─── SOURCE EXCERPT ───

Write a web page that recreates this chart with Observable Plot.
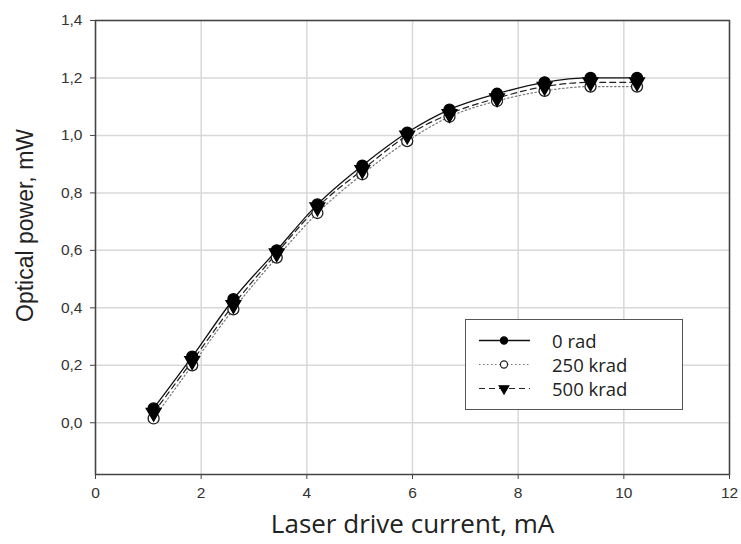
<!DOCTYPE html>
<html>
<head>
<meta charset="utf-8">
<script src="https://cdn.jsdelivr.net/npm/d3@7"></script>
<script src="https://cdn.jsdelivr.net/npm/@observablehq/plot@0.6"></script>
<style>
  body { margin: 0; background: #fff; }
  #wrap { position: relative; width: 741px; height: 544px; }
  #legend { position: absolute; left: 465px; top: 319px; width: 218px; height: 91px;
    border: 1.5px solid #555; background: #fff; box-sizing: border-box;
    font-family: "Open Sans", sans-serif; font-size: 18.5px; color: #222; }
  .row { position: absolute; left: 0; height: 23px; display: flex; align-items: center; }
  .row span { position: absolute; left: 86px; white-space: nowrap; line-height: 23px; }
</style>
</head>
<body>
<div id="wrap"><div id="chart"></div><div id="legend"></div></div>
<script>
const current = [1.1, 1.83, 2.61, 3.43, 4.2, 5.05, 5.9, 6.7, 7.6, 8.5, 9.37, 10.25];
const rad0    = [0.05, 0.23, 0.43, 0.60, 0.76, 0.895, 1.01, 1.09, 1.145, 1.185, 1.20, 1.20];
const krad250 = [0.015, 0.20, 0.395, 0.575, 0.73, 0.865, 0.98, 1.065, 1.12, 1.155, 1.17, 1.17];
const krad500 = [0.035, 0.215, 0.41, 0.59, 0.75, 0.88, 1.00, 1.075, 1.13, 1.17, 1.185, 1.185];
const seriesNames = ["0 rad", "250 krad", "500 krad"];
const xTicks = [0, 2, 4, 6, 8, 10, 12];
const yTicks = [0, 0.2, 0.4, 0.6, 0.8, 1.0, 1.2, 1.4];

const styles = {
  "0 rad":    {stroke: "#111", dash: null, width: 1.3, symbol: "circle", fill: "#000", dstroke: "#000", rotate: 0},
  "250 krad": {stroke: "#777", dash: "1.5,2.5", width: 1.2, symbol: "circle", fill: "#fff", dstroke: "#222", rotate: 0},
  "500 krad": {stroke: "#222", dash: "6,4", width: 1.2, symbol: "triangle", fill: "#000", dstroke: "#000", rotate: 180}
};
const valuesBy = {"0 rad": rad0, "250 krad": krad250, "500 krad": krad500};
const data = seriesNames.flatMap(s => current.map((x, i) => ({series: s, x, y: valuesBy[s][i]})));
const fmt = d => d3.format(".1f")(d).replace(".", ",");
const tickFont = "Liberation Sans, Arial, sans-serif";

const marks = [
  Plot.gridX(xTicks, {stroke: "#d8d8d8", strokeOpacity: 1, strokeWidth: 1.5}),
  Plot.gridY(yTicks, {stroke: "#d8d8d8", strokeOpacity: 1, strokeWidth: 1.5}),
  Plot.axisX(xTicks, {tickSize: 5, stroke: "#444", tickFormat: () => "", label: null}),
  Plot.axisY(yTicks, {tickSize: 5, stroke: "#444", tickFormat: () => "", label: null}),
  Plot.text(xTicks, {x: d => d, text: d => String(d), frameAnchor: "bottom", dy: 23, fontSize: 15.5, fontFamily: tickFont, fill: "#333"}),
  Plot.text(yTicks, {y: d => d, text: fmt, frameAnchor: "left", textAnchor: "end", dx: -13, fontSize: 15.5, fontFamily: tickFont, fill: "#333"}),
  Plot.frame({stroke: "#444", strokeWidth: 1.5})
];
for (const s of ["250 krad", "500 krad", "0 rad"]) {
  const st = styles[s];
  const d = data.filter(r => r.series === s);
  marks.push(Plot.line(d, {x: "x", y: "y", curve: "monotone-x", stroke: st.stroke, strokeWidth: st.width, strokeDasharray: st.dash}));
}
for (const s of ["250 krad", "500 krad", "0 rad"]) {
  const st = styles[s];
  const d = data.filter(r => r.series === s);
  marks.push(Plot.dot(d, {x: "x", y: "y", symbol: () => st.symbol, r: 5.5, fill: st.fill, stroke: st.dstroke, strokeWidth: 1.3, rotate: st.rotate}));
}
marks.push(Plot.text(["Laser drive current, mA"], {frameAnchor: "bottom", dy: 58, fontSize: 26, fontFamily: "Open Sans", fill: "#222"}));
marks.push(Plot.text(["Optical power, mW"], {frameAnchor: "left", textAnchor: "middle", dx: -70, dy: -22, rotate: -90, fontSize: 23, fontFamily: "Liberation Sans, Arial, sans-serif", fill: "#222"}));

const chart = Plot.plot({
  width: 741, height: 544,
  marginLeft: 95, marginRight: 12, marginTop: 20, marginBottom: 70,
  style: {fontFamily: "Liberation Sans, Arial, sans-serif", background: "#fff"},
  x: {domain: [0, 12]},
  y: {domain: [-0.18, 1.4]},
  symbol: {type: "identity"},
  marks
});
document.getElementById("chart").appendChild(chart);

// legend
const legend = document.getElementById("legend");
const rowsTop = [9, 33, 57];
seriesNames.forEach((s, i) => {
  const st = styles[s];
  const row = document.createElement("div");
  row.className = "row";
  row.style.top = rowsTop[i] + "px";
  const sym = d3.symbol(st.symbol === "triangle" ? d3.symbolTriangle : d3.symbolCircle, 40)();
  row.innerHTML = `<svg width="80" height="23"><line x1="13" x2="64" y1="11.5" y2="11.5" stroke="${st.stroke}" stroke-width="${st.width}" ${st.dash ? `stroke-dasharray="${st.dash}"` : ""}/>` +
    `<path d="${sym}" transform="translate(38,11.5) rotate(${st.rotate})" fill="${st.fill}" stroke="${st.dstroke}" stroke-width="1.2"/></svg><span>${s}</span>`;
  legend.appendChild(row);
});
</script>
</body>
</html>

───

■ **WHAT IS NEEDED**: Skip the images and write out the rest of the listing exactly.

■ **RESULT FOR THIS TASK**:
Write a web page that recreates this chart with Observable Plot.
<!DOCTYPE html>
<html>
<head>
<meta charset="utf-8">
<script src="https://cdn.jsdelivr.net/npm/d3@7"></script>
<script src="https://cdn.jsdelivr.net/npm/@observablehq/plot@0.6"></script>
<style>
  body { margin: 0; background: #fff; }
  #wrap { position: relative; width: 741px; height: 544px; }
  #legend { position: absolute; left: 465px; top: 319px; width: 218px; height: 91px;
    border: 1.5px solid #555; background: #fff; box-sizing: border-box;
    font-family: "Open Sans", sans-serif; font-size: 18.5px; color: #222; }
  .row { position: absolute; left: 0; height: 23px; display: flex; align-items: center; }
  .row span { position: absolute; left: 86px; white-space: nowrap; line-height: 23px; }
</style>
</head>
<body>
<div id="wrap"><div id="chart"></div><div id="legend"></div></div>
<script>
const current = [1.1, 1.83, 2.61, 3.43, 4.2, 5.05, 5.9, 6.7, 7.6, 8.5, 9.37, 10.25];
const rad0    = [0.05, 0.23, 0.43, 0.60, 0.76, 0.895, 1.01, 1.09, 1.145, 1.185, 1.20, 1.20];
const krad250 = [0.015, 0.20, 0.395, 0.575, 0.73, 0.865, 0.98, 1.065, 1.12, 1.155, 1.17, 1.17];
const krad500 = [0.035, 0.215, 0.41, 0.59, 0.75, 0.88, 1.00, 1.075, 1.13, 1.17, 1.185, 1.185];
const seriesNames = ["0 rad", "250 krad", "500 krad"];
const xTicks = [0, 2, 4, 6, 8, 10, 12];
const yTicks = [0, 0.2, 0.4, 0.6, 0.8, 1.0, 1.2, 1.4];

const styles = {
  "0 rad":    {stroke: "#111", dash: null, width: 1.3, symbol: "circle", fill: "#000", dstroke: "#000", rotate: 0},
  "250 krad": {stroke: "#777", dash: "1.5,2.5", width: 1.2, symbol: "circle", fill: "#fff", dstroke: "#222", rotate: 0},
  "500 krad": {stroke: "#222", dash: "6,4", width: 1.2, symbol: "triangle", fill: "#000", dstroke: "#000", rotate: 180}
};
const valuesBy = {"0 rad": rad0, "250 krad": krad250, "500 krad": krad500};
const data = seriesNames.flatMap(s => current.map((x, i) => ({series: s, x, y: valuesBy[s][i]})));
const fmt = d => d3.format(".1f")(d).replace(".", ",");
const tickFont = "Liberation Sans, Arial, sans-serif";

const marks = [
  Plot.gridX(xTicks, {stroke: "#d8d8d8", strokeOpacity: 1, strokeWidth: 1.5}),
  Plot.gridY(yTicks, {stroke: "#d8d8d8", strokeOpacity: 1, strokeWidth: 1.5}),
  Plot.axisX(xTicks, {tickSize: 5, stroke: "#444", tickFormat: () => "", label: null}),
  Plot.axisY(yTicks, {tickSize: 5, stroke: "#444", tickFormat: () => "", label: null}),
  Plot.text(xTicks, {x: d => d, text: d => String(d), frameAnchor: "bottom", dy: 23, fontSize: 15.5, fontFamily: tickFont, fill: "#333"}),
  Plot.text(yTicks, {y: d => d, text: fmt, frameAnchor: "left", textAnchor: "end", dx: -13, fontSize: 15.5, fontFamily: tickFont, fill: "#333"}),
  Plot.frame({stroke: "#444", strokeWidth: 1.5})
];
for (const s of ["250 krad", "500 krad", "0 rad"]) {
  const st = styles[s];
  const d = data.filter(r => r.series === s);
  marks.push(Plot.line(d, {x: "x", y: "y", curve: "monotone-x", stroke: st.stroke, strokeWidth: st.width, strokeDasharray: st.dash}));
}
for (const s of ["250 krad", "500 krad", "0 rad"]) {
  const st = styles[s];
  const d = data.filter(r => r.series === s);
  marks.push(Plot.dot(d, {x: "x", y: "y", symbol: () => st.symbol, r: 5.5, fill: st.fill, stroke: st.dstroke, strokeWidth: 1.3, rotate: st.rotate}));
}
marks.push(Plot.text(["Laser drive current, mA"], {frameAnchor: "bottom", dy: 58, fontSize: 26, fontFamily: "Open Sans", fill: "#222"}));
marks.push(Plot.text(["Optical power, mW"], {frameAnchor: "left", textAnchor: "middle", dx: -70, dy: -22, rotate: -90, fontSize: 23, fontFamily: "Liberation Sans, Arial, sans-serif", fill: "#222"}));

const chart = Plot.plot({
  width: 741, height: 544,
  marginLeft: 95, marginRight: 12, marginTop: 20, marginBottom: 70,
  style: {fontFamily: "Liberation Sans, Arial, sans-serif", background: "#fff"},
  x: {domain: [0, 12]},
  y: {domain: [-0.18, 1.4]},
  symbol: {type: "identity"},
  marks
});
document.getElementById("chart").appendChild(chart);

// legend
const legend = document.getElementById("legend");
const rowsTop = [9, 33, 57];
seriesNames.forEach((s, i) => {
  const st = styles[s];
  const row = document.createElement("div");
  row.className = "row";
  row.style.top = rowsTop[i] + "px";
  const sym = d3.symbol(st.symbol === "triangle" ? d3.symbolTriangle : d3.symbolCircle, 40)();
  row.innerHTML = `<svg width="80" height="23"><line x1="13" x2="64" y1="11.5" y2="11.5" stroke="${st.stroke}" stroke-width="${st.width}" ${st.dash ? `stroke-dasharray="${st.dash}"` : ""}/>` +
    `<path d="${sym}" transform="translate(38,11.5) rotate(${st.rotate})" fill="${st.fill}" stroke="${st.dstroke}" stroke-width="1.2"/></svg><span>${s}</span>`;
  legend.appendChild(row);
});
</script>
</body>
</html>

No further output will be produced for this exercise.